Saturday, June 1, 2024

Roll Your Own Syntax

Unlike most languages, Lisp represents its programs as data structures. A Lisp program is a set of nested lists. We can look at a Lisp program as a tree, with each nested list as a node in the tree. The first element of each list indicates the kind of node it is. For instance, a sublist beginning with LET binds local variables, a sublist beginning with IF is a conditional, and so on.

In most languages, it difficult or impossible to add new node types to the syntax tree. The syntax is wired into the language parser and if you even can add new syntax, you have to carefully modify the parser to recognize it. In Lisp, adding new node types is quite easy: you just mention them.

To give an example, suppose you wanted to add a new node to the syntax tree called COMMENT, which would have a string and a subexpression as components. You'd use it like this:

(comment "Avoid fencepost error" (+ x 1))

Here's how you could define the semantics of a COMMENT node in Lisp:

(defmacro comment (string expr)
  expr)

That's it. You can now insert arbitrary COMMENT nodes into your Lisp programs.

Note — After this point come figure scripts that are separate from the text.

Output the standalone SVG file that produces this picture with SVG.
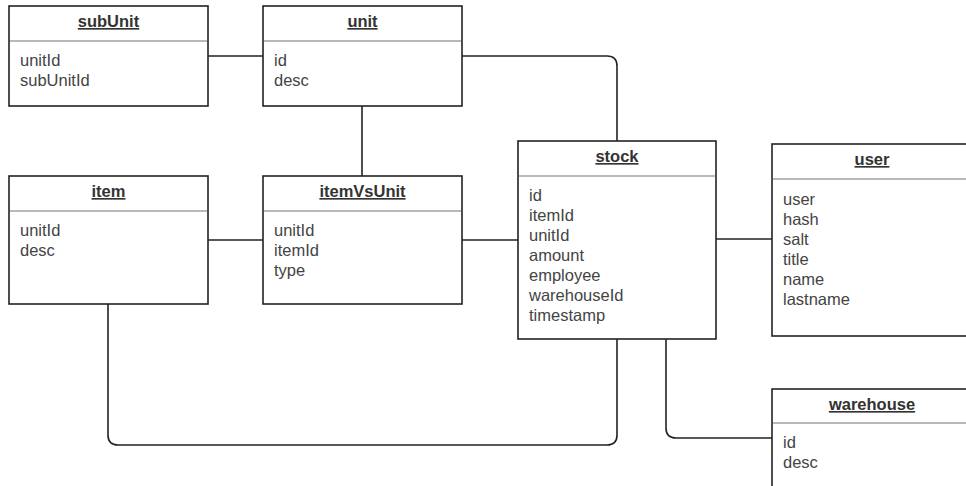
<svg xmlns="http://www.w3.org/2000/svg" width="966" height="486" viewBox="0 0 966 486">
<style>
.box{fill:#fff;stroke:#222;stroke-width:1.6}
.sep{stroke:#a0a0a0;stroke-width:1.6}
.title{font-family:"Liberation Sans",Arial,sans-serif;font-size:16.5px;font-weight:bold;fill:#333;text-anchor:middle;text-decoration:underline}
.attr{font-family:"Liberation Sans",Arial,sans-serif;font-size:16.5px;fill:#444}
.conn{fill:none;stroke:#222;stroke-width:1.6}
</style>
<rect width="966" height="486" fill="#fff"/>
<g id="connectors">
<path class="conn" d="M208,56 H263"/>
<path class="conn" d="M462,56 H607 Q617,56 617,66 V141"/>
<path class="conn" d="M362,106 V176"/>
<path class="conn" d="M208,240 H263"/>
<path class="conn" d="M462,240 H518"/>
<path class="conn" d="M716,239 H772"/>
<path class="conn" d="M108,304 V435 Q108,445 118,445 H607 Q617,445 617,435 V339"/>
<path class="conn" d="M666,339 V428 Q666,438 676,438 H772"/>
</g>
<g id="subUnit">
<rect class="box" x="9" y="6" width="199" height="100"/>
<line class="sep" x1="10" y1="41" x2="207" y2="41"/>
<text class="title" x="108.5" y="27">subUnit</text>
<text class="attr" x="20" y="66">unitId</text>
<text class="attr" x="20" y="86">subUnitId</text>
</g>
<g id="unit">
<rect class="box" x="263" y="6" width="199" height="100"/>
<line class="sep" x1="264" y1="41" x2="461" y2="41"/>
<text class="title" x="362.5" y="27">unit</text>
<text class="attr" x="274" y="66">id</text>
<text class="attr" x="274" y="86">desc</text>
</g>
<g id="item">
<rect class="box" x="9" y="176" width="199" height="128"/>
<line class="sep" x1="10" y1="211" x2="207" y2="211"/>
<text class="title" x="108.5" y="197">item</text>
<text class="attr" x="20" y="236">unitId</text>
<text class="attr" x="20" y="256">desc</text>
</g>
<g id="itemVsUnit">
<rect class="box" x="263" y="176" width="199" height="128"/>
<line class="sep" x1="264" y1="211" x2="461" y2="211"/>
<text class="title" x="362.5" y="197">itemVsUnit</text>
<text class="attr" x="274" y="236">unitId</text>
<text class="attr" x="274" y="256">itemId</text>
<text class="attr" x="274" y="276">type</text>
</g>
<g id="stock">
<rect class="box" x="518" y="141" width="198" height="198"/>
<line class="sep" x1="519" y1="176" x2="715" y2="176"/>
<text class="title" x="617" y="162">stock</text>
<text class="attr" x="529" y="201">id</text>
<text class="attr" x="529" y="221">itemId</text>
<text class="attr" x="529" y="241">unitId</text>
<text class="attr" x="529" y="261">amount</text>
<text class="attr" x="529" y="281">employee</text>
<text class="attr" x="529" y="301">warehouseId</text>
<text class="attr" x="529" y="321">timestamp</text>
</g>
<g id="user">
<rect class="box" x="772" y="144" width="200" height="192"/>
<line class="sep" x1="773" y1="179" x2="971" y2="179"/>
<text class="title" x="872" y="165">user</text>
<text class="attr" x="783" y="205">user</text>
<text class="attr" x="783" y="225">hash</text>
<text class="attr" x="783" y="245">salt</text>
<text class="attr" x="783" y="265">title</text>
<text class="attr" x="783" y="285">name</text>
<text class="attr" x="783" y="305">lastname</text>
</g>
<g id="warehouse">
<rect class="box" x="772" y="389" width="200" height="110"/>
<line class="sep" x1="773" y1="423" x2="971" y2="423"/>
<text class="title" x="872" y="410">warehouse</text>
<text class="attr" x="783" y="448">id</text>
<text class="attr" x="783" y="468">desc</text>
</g>
</svg>
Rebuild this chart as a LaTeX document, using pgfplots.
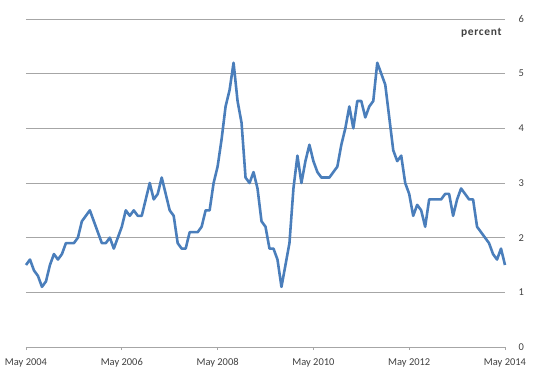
\documentclass[border=0pt]{standalone}
\usepackage{pgfplots}
\pgfplotsset{compat=1.18}
\usepackage{fontspec}
\setmainfont{Carlito}
\newfontfamily\spacedbold[LetterSpace=6]{Carlito}
\definecolor{linecol}{HTML}{4A7EBB}
\definecolor{gridcol}{HTML}{A6A6A6}
\definecolor{txtcol}{HTML}{404040}
\pgfplotstableread{
m v
0 1.5
1 1.6
2 1.4
3 1.3
4 1.1
5 1.2
6 1.5
7 1.7
8 1.6
9 1.7
10 1.9
11 1.9
12 1.9
13 2.0
14 2.3
15 2.4
16 2.5
17 2.3
18 2.1
19 1.9
20 1.9
21 2.0
22 1.8
23 2.0
24 2.2
25 2.5
26 2.4
27 2.5
28 2.4
29 2.4
30 2.7
31 3.0
32 2.7
33 2.8
34 3.1
35 2.8
36 2.5
37 2.4
38 1.9
39 1.8
40 1.8
41 2.1
42 2.1
43 2.1
44 2.2
45 2.5
46 2.5
47 3.0
48 3.3
49 3.8
50 4.4
51 4.7
52 5.2
53 4.5
54 4.1
55 3.1
56 3.0
57 3.2
58 2.9
59 2.3
60 2.2
61 1.8
62 1.8
63 1.6
64 1.1
65 1.5
66 1.9
67 2.9
68 3.5
69 3.0
70 3.4
71 3.7
72 3.4
73 3.2
74 3.1
75 3.1
76 3.1
77 3.2
78 3.3
79 3.7
80 4.0
81 4.4
82 4.0
83 4.5
84 4.5
85 4.2
86 4.4
87 4.5
88 5.2
89 5.0
90 4.8
91 4.2
92 3.6
93 3.4
94 3.5
95 3.0
96 2.8
97 2.4
98 2.6
99 2.5
100 2.2
101 2.7
102 2.7
103 2.7
104 2.7
105 2.8
106 2.8
107 2.4
108 2.7
109 2.9
110 2.8
111 2.7
112 2.7
113 2.2
114 2.1
115 2.0
116 1.9
117 1.7
118 1.6
119 1.8
120 1.5
}\cpidata
\begin{document}
\begin{tikzpicture}
\begin{axis}[
  scale only axis,
  width=479bp, height=328bp,
  xmin=0, xmax=120, ymin=0, ymax=6,
  axis y line*=right,
  axis x line*=bottom,
  y axis line style={draw=none},
  x axis line style={draw=gridcol, line width=0.8pt},
  xtick={0,24,48,72,96,120},
  xticklabels={May 2004,May 2006,May 2008,May 2010,May 2012,May 2014},
  ytick={0,1,2,3,4,5,6},
  ymajorgrids,
  grid style={draw=gridcol, line width=0.8pt},
  major tick length=3bp,
  xtick style={draw=gridcol, line width=0.8pt},
  xtick pos=bottom,
  tick align=outside,
  ytick style={draw=none},
  ytick pos=right,
  tick label style={font=\fontsize{10.5}{12}\selectfont, text=txtcol},
  xticklabel style={yshift=-5bp},
  yticklabel style={xshift=7bp},
  /pgf/number format/assume math mode=true,
  clip=false,
]
\addplot[linecol, line width=2.6pt, line join=round, mark=none] table[x=m,y=v]{\cpidata};
\node[anchor=east, inner sep=0pt, font=\spacedbold\bfseries\fontsize{11.5}{13}\selectfont, text=txtcol] at (axis cs:119.2,5.74) {percent};
\end{axis}
\pgfresetboundingbox
\path[use as bounding box] (-26bp,-38bp) rectangle (512bp,347bp);
\end{tikzpicture}
\end{document}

Compare that to what you would have to do in a language like Java to add a new kind of node to the syntax tree. You'd have to modify the parser, the lexer, the AST classes, and probably a bunch of other stuff. It's non trivial.

For a more complex example, consider adding transactions to a language. In a language like Java, you'd have to modify the parser to recognize the new syntax, and then you'd have to modify the compiler to generate the correct code. In Lisp, you can just define a new node type:

(defmacro with-transaction (body)
  <complex macro elided>)

And then use it like this:

(with-transaction
  (do-something)
  (do-something-else))

Now obviously you should put some thought into doing this. Adding dozens of random new node types to the language would be a bad idea: readers of the code wouldn't be expecting them. But in some cases, a new node type can be just what is called for to abstract out complexity or boilerplate. Lisp gives you that option.

1 comment:

Scott L. Burson said...

I was going to blog about this soon — you beat me to it :-)

But there's more to be said. Suppose Java exposed its compiler internals so as to encourage users to add syntactic constructs, and suppose lots of people started doing that. Sooner or later, there would arise a situation where two packages define syntax that conflicts in some way: maybe they use the same keyword to introduce it, or maybe they both define the same infix operator, perhaps with different precedence. You wouldn't be able to import both package's syntactic extensions into the same source file; there would be no way to resolve the conflict.

Lisp syntax fixes this problem in two ways. First, "keywords" — macro names, in Lisp parlance — are namespaced: they come from a specific (Lisp) package, and although you can't import two symbols with the same name into one client package, you can always refer to one or both with an explicit package prefix.

The second fix is, of course, Lisp's fully-parenthesized syntax, which removes any possibility of ambiguity as to the right end of a syntactic construct. Operator precedence, in particular, is no longer needed.

The way I like to put it is that Lisp syntax makes syntactic extension modular: different extensions written by different people can be used together, with no possibility of a conflict that keeps the combination from working.